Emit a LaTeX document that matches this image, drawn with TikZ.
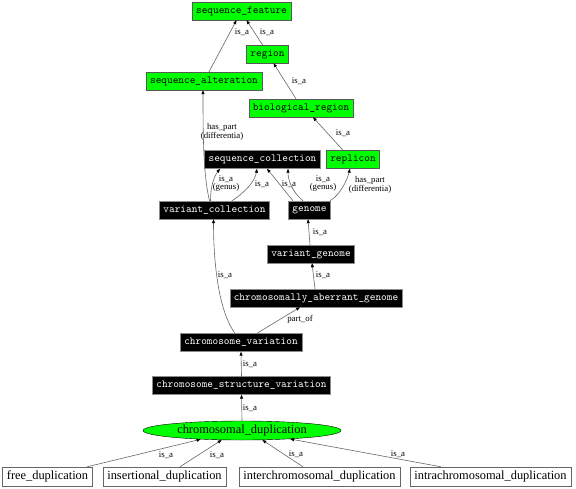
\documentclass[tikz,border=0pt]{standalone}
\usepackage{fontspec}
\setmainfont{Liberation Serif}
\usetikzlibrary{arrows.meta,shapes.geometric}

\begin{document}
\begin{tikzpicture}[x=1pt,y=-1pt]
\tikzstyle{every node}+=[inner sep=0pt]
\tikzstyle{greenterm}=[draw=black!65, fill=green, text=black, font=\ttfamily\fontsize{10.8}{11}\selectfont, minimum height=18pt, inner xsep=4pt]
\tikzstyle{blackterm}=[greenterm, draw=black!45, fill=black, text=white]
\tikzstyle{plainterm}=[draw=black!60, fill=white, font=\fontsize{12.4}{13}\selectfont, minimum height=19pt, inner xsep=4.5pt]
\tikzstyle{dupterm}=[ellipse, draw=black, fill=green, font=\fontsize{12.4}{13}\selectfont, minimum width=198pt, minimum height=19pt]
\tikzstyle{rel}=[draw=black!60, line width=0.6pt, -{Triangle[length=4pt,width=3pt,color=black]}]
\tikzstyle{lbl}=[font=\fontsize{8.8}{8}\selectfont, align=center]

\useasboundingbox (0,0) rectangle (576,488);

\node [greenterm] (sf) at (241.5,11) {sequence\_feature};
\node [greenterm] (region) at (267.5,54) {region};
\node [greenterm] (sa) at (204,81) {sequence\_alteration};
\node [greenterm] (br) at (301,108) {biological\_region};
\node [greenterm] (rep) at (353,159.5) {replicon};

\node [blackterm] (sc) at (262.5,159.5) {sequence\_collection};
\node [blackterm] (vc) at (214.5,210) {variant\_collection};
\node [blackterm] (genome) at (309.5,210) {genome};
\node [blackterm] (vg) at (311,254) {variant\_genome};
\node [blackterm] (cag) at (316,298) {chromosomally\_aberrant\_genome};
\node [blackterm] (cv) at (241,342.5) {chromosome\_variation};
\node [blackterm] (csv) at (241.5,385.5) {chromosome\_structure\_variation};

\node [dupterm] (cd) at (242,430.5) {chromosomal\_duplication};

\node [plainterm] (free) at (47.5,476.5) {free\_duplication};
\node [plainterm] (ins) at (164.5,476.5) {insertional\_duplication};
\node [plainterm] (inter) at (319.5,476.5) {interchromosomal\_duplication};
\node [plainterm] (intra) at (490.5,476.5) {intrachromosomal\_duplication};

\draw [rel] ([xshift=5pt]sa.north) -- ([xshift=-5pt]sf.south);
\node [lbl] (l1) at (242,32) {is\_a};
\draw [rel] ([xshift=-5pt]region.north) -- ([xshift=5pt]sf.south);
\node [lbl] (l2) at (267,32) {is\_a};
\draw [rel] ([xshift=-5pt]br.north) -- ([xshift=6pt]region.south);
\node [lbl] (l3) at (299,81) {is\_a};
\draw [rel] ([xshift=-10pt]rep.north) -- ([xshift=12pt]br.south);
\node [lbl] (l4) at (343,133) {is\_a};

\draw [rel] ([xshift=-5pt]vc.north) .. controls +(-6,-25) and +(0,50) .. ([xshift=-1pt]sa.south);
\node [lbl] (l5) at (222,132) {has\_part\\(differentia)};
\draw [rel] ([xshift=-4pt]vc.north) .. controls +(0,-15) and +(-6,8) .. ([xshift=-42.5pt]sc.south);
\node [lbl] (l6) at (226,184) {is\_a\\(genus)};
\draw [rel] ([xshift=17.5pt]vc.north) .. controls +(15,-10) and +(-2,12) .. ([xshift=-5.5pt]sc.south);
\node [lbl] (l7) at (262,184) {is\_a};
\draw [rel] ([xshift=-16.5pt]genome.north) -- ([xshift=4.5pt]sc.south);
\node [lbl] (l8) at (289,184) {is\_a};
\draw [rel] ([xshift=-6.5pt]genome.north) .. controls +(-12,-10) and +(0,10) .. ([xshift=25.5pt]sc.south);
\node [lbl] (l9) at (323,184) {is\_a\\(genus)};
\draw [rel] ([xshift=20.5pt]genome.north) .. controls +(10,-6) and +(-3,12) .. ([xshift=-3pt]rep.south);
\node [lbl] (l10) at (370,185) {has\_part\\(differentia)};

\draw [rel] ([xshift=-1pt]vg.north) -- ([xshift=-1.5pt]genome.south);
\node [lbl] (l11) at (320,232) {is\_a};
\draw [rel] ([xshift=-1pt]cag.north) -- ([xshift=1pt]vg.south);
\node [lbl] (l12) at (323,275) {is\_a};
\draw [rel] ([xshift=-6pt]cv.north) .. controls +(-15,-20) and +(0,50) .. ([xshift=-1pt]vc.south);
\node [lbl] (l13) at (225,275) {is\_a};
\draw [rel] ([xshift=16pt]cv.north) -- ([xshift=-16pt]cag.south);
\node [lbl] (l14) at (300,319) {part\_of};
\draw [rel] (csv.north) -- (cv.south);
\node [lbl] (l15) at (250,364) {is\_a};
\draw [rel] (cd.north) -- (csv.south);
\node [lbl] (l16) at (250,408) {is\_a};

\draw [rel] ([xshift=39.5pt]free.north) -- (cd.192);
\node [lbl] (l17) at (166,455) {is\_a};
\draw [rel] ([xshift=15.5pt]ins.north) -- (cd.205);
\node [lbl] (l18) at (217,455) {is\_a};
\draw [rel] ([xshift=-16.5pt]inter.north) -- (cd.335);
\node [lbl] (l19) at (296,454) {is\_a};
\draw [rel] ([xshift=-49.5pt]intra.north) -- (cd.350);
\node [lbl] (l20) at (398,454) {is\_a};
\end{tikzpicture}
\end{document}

## Instruction
Return exactly what appears from the opening line of the material through the line with "[dupterm] (cd) at", apart from the pictures.

## Output of the exercise
Emit a LaTeX document that matches this image, drawn with TikZ.
\documentclass[tikz,border=0pt]{standalone}
\usepackage{fontspec}
\setmainfont{Liberation Serif}
\usetikzlibrary{arrows.meta,shapes.geometric}

\begin{document}
\begin{tikzpicture}[x=1pt,y=-1pt]
\tikzstyle{every node}+=[inner sep=0pt]
\tikzstyle{greenterm}=[draw=black!65, fill=green, text=black, font=\ttfamily\fontsize{10.8}{11}\selectfont, minimum height=18pt, inner xsep=4pt]
\tikzstyle{blackterm}=[greenterm, draw=black!45, fill=black, text=white]
\tikzstyle{plainterm}=[draw=black!60, fill=white, font=\fontsize{12.4}{13}\selectfont, minimum height=19pt, inner xsep=4.5pt]
\tikzstyle{dupterm}=[ellipse, draw=black, fill=green, font=\fontsize{12.4}{13}\selectfont, minimum width=198pt, minimum height=19pt]
\tikzstyle{rel}=[draw=black!60, line width=0.6pt, -{Triangle[length=4pt,width=3pt,color=black]}]
\tikzstyle{lbl}=[font=\fontsize{8.8}{8}\selectfont, align=center]

\useasboundingbox (0,0) rectangle (576,488);

\node [greenterm] (sf) at (241.5,11) {sequence\_feature};
\node [greenterm] (region) at (267.5,54) {region};
\node [greenterm] (sa) at (204,81) {sequence\_alteration};
\node [greenterm] (br) at (301,108) {biological\_region};
\node [greenterm] (rep) at (353,159.5) {replicon};

\node [blackterm] (sc) at (262.5,159.5) {sequence\_collection};
\node [blackterm] (vc) at (214.5,210) {variant\_collection};
\node [blackterm] (genome) at (309.5,210) {genome};
\node [blackterm] (vg) at (311,254) {variant\_genome};
\node [blackterm] (cag) at (316,298) {chromosomally\_aberrant\_genome};
\node [blackterm] (cv) at (241,342.5) {chromosome\_variation};
\node [blackterm] (csv) at (241.5,385.5) {chromosome\_structure\_variation};

\node [dupterm] (cd) at (242,430.5) {chromosomal\_duplication};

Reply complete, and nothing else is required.